— Begin Records for the exercise —

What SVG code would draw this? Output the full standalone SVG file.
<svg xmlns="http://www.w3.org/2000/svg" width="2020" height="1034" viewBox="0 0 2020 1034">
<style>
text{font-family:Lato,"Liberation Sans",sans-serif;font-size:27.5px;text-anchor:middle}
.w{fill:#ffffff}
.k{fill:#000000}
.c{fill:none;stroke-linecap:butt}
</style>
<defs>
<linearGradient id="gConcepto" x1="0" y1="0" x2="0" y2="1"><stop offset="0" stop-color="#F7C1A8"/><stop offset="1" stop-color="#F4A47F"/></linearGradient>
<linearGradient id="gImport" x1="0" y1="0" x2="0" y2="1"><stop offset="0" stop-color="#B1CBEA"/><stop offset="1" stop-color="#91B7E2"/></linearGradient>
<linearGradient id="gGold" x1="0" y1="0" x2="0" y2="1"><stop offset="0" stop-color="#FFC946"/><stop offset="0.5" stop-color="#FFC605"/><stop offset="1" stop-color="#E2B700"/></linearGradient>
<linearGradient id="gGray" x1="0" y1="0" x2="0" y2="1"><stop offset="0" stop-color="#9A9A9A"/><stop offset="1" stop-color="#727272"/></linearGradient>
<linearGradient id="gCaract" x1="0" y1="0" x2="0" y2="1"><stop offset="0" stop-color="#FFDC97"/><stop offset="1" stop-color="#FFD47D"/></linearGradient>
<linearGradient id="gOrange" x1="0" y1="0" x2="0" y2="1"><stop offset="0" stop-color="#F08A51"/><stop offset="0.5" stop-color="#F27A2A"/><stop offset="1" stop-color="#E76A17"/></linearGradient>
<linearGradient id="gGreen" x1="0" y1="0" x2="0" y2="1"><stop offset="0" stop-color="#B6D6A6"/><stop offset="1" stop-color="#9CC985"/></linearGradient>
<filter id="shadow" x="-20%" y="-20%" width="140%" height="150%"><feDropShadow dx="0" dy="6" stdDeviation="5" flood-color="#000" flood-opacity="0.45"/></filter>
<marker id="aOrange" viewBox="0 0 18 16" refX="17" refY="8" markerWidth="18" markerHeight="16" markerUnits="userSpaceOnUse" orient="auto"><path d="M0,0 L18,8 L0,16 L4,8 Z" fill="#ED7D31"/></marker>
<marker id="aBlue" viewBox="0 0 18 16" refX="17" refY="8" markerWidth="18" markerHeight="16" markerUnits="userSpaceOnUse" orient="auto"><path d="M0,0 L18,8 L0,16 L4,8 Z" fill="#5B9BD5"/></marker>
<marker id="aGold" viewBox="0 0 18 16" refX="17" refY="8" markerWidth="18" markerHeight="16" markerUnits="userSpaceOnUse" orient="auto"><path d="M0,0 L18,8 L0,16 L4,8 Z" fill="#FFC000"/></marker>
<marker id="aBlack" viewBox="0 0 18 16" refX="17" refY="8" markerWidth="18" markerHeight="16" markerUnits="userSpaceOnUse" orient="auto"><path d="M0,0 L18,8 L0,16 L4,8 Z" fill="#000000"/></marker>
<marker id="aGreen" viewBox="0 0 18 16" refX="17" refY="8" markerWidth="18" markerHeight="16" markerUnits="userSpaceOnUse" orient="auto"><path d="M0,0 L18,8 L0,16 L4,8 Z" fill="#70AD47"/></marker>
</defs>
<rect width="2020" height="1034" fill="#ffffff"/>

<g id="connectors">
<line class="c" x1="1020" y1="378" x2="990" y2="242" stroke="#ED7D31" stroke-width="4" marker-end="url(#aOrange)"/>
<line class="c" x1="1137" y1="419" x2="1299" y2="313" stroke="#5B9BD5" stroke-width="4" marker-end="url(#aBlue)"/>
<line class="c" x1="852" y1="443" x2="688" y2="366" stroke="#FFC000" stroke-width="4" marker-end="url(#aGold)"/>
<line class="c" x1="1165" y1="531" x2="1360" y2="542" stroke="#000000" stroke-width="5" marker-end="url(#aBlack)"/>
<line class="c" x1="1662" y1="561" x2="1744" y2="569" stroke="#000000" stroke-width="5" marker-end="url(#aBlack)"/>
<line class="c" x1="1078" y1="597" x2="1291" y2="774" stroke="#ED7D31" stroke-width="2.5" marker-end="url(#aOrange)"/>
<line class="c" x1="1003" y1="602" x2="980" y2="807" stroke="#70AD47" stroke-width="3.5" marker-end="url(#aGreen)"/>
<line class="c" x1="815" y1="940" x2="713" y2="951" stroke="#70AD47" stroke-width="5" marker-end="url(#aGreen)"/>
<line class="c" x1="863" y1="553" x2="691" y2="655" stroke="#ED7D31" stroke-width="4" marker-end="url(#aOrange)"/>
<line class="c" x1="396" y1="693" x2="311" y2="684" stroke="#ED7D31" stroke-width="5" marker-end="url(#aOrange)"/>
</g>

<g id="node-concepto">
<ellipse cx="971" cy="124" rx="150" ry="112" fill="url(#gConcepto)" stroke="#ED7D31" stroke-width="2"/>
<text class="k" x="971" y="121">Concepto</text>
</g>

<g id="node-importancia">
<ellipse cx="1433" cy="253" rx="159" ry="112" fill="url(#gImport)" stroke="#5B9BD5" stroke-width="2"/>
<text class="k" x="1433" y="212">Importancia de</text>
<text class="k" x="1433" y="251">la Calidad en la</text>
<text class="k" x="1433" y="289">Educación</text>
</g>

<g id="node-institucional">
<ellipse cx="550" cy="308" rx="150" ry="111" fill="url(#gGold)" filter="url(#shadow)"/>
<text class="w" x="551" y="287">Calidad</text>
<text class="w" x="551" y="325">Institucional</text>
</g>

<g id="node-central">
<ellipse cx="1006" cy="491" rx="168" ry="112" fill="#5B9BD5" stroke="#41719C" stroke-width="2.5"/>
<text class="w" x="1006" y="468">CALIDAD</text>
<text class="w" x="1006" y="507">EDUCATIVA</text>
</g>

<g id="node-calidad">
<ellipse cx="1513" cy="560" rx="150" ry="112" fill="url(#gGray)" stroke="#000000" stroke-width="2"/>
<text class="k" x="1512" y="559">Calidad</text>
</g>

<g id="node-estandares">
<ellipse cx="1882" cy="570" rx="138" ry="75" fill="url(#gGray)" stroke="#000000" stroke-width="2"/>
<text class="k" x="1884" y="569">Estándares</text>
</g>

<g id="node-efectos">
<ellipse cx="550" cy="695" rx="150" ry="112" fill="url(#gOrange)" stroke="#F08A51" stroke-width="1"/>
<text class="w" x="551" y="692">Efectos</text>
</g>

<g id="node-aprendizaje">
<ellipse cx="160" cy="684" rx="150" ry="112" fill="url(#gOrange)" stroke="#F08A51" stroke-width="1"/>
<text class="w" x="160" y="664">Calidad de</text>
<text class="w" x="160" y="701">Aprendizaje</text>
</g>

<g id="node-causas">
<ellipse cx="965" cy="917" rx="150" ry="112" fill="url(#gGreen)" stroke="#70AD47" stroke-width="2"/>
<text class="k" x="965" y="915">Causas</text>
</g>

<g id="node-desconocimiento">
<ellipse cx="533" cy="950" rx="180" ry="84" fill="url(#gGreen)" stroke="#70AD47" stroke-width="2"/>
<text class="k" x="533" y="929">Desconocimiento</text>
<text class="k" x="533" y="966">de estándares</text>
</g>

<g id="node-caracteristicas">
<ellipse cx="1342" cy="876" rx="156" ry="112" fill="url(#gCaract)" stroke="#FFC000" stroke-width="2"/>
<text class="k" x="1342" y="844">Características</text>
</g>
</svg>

— End Records for the exercise —
— Begin Records for the exercise —

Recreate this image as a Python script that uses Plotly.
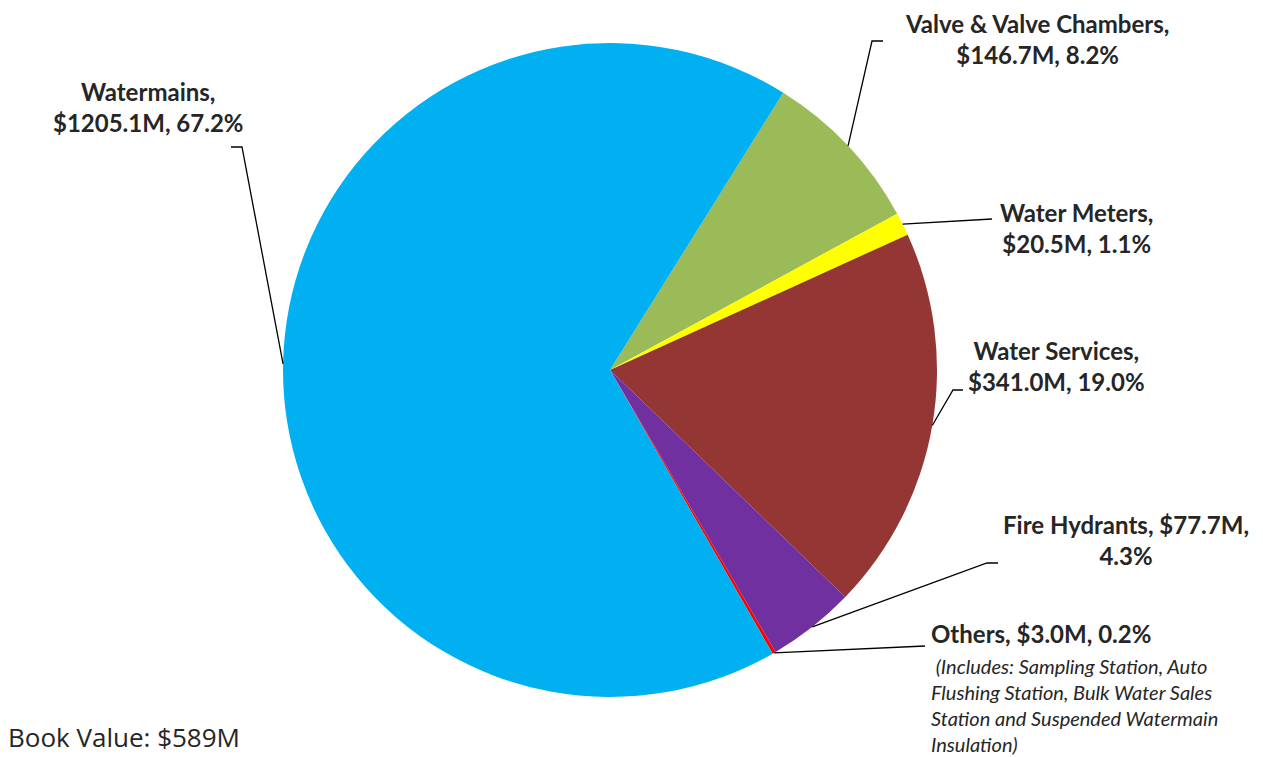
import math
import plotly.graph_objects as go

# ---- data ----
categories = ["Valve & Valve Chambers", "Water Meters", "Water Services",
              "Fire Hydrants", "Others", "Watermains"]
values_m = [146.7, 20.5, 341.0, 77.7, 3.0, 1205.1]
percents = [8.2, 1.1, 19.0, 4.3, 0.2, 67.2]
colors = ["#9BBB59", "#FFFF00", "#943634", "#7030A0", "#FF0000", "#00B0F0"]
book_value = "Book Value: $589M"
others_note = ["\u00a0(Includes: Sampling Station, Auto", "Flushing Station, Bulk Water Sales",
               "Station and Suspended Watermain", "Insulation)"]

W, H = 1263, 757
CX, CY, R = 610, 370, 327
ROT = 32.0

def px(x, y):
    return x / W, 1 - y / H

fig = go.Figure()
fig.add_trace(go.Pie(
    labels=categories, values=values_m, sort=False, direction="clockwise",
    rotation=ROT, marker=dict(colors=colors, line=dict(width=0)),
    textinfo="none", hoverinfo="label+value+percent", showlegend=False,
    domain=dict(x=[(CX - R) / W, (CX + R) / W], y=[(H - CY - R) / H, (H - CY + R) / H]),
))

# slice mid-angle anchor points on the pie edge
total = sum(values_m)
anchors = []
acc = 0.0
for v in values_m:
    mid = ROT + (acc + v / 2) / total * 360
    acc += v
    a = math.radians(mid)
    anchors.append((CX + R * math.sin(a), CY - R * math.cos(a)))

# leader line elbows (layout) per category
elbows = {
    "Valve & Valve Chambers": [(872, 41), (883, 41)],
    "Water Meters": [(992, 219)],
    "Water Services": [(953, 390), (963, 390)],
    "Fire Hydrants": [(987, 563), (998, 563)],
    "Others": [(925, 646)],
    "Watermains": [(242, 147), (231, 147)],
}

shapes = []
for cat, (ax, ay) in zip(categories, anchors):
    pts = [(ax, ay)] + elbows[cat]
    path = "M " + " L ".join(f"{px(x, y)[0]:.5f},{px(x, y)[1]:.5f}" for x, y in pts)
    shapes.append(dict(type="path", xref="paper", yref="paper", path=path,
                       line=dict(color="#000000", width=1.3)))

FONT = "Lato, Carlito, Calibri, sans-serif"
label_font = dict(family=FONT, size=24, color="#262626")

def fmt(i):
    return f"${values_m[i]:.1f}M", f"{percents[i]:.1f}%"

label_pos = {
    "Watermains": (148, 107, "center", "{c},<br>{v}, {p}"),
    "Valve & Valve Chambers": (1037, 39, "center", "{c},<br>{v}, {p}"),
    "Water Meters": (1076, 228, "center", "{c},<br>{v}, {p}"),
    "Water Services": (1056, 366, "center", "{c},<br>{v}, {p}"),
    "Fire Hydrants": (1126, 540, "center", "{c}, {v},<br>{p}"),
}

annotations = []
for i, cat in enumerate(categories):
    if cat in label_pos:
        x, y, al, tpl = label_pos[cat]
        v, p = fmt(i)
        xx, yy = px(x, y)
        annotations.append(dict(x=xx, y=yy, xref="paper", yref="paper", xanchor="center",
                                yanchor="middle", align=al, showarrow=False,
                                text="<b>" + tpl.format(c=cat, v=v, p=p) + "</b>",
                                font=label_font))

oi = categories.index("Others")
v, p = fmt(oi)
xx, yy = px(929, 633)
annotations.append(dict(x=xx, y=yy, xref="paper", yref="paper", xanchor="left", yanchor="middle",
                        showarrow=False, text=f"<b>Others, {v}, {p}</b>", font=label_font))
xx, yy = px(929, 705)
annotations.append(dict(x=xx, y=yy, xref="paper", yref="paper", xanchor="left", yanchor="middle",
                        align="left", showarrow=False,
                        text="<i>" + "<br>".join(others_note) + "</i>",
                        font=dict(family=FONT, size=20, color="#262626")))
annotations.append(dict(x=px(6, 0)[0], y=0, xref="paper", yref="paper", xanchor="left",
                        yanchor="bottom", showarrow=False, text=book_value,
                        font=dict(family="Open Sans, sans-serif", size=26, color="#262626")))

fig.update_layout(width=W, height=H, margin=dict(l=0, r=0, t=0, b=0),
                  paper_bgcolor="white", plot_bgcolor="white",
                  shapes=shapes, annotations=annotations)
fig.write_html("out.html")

— End Records for the exercise —

● **Problem to work on**:
In the listing above, find the line with "Recreate this image" and the line with "anchors.append((CX + R". Set down exactly those lines and everything between them, skipping pictures.

● **Reply to the exercise**:
Recreate this image as a Python script that uses Plotly.
import math
import plotly.graph_objects as go

# ---- data ----
categories = ["Valve & Valve Chambers", "Water Meters", "Water Services",
              "Fire Hydrants", "Others", "Watermains"]
values_m = [146.7, 20.5, 341.0, 77.7, 3.0, 1205.1]
percents = [8.2, 1.1, 19.0, 4.3, 0.2, 67.2]
colors = ["#9BBB59", "#FFFF00", "#943634", "#7030A0", "#FF0000", "#00B0F0"]
book_value = "Book Value: $589M"
others_note = ["\u00a0(Includes: Sampling Station, Auto", "Flushing Station, Bulk Water Sales",
               "Station and Suspended Watermain", "Insulation)"]

W, H = 1263, 757
CX, CY, R = 610, 370, 327
ROT = 32.0

def px(x, y):
    return x / W, 1 - y / H

fig = go.Figure()
fig.add_trace(go.Pie(
    labels=categories, values=values_m, sort=False, direction="clockwise",
    rotation=ROT, marker=dict(colors=colors, line=dict(width=0)),
    textinfo="none", hoverinfo="label+value+percent", showlegend=False,
    domain=dict(x=[(CX - R) / W, (CX + R) / W], y=[(H - CY - R) / H, (H - CY + R) / H]),
))

# slice mid-angle anchor points on the pie edge
total = sum(values_m)
anchors = []
acc = 0.0
for v in values_m:
    mid = ROT + (acc + v / 2) / total * 360
    acc += v
    a = math.radians(mid)
    anchors.append((CX + R * math.sin(a), CY - R * math.cos(a)))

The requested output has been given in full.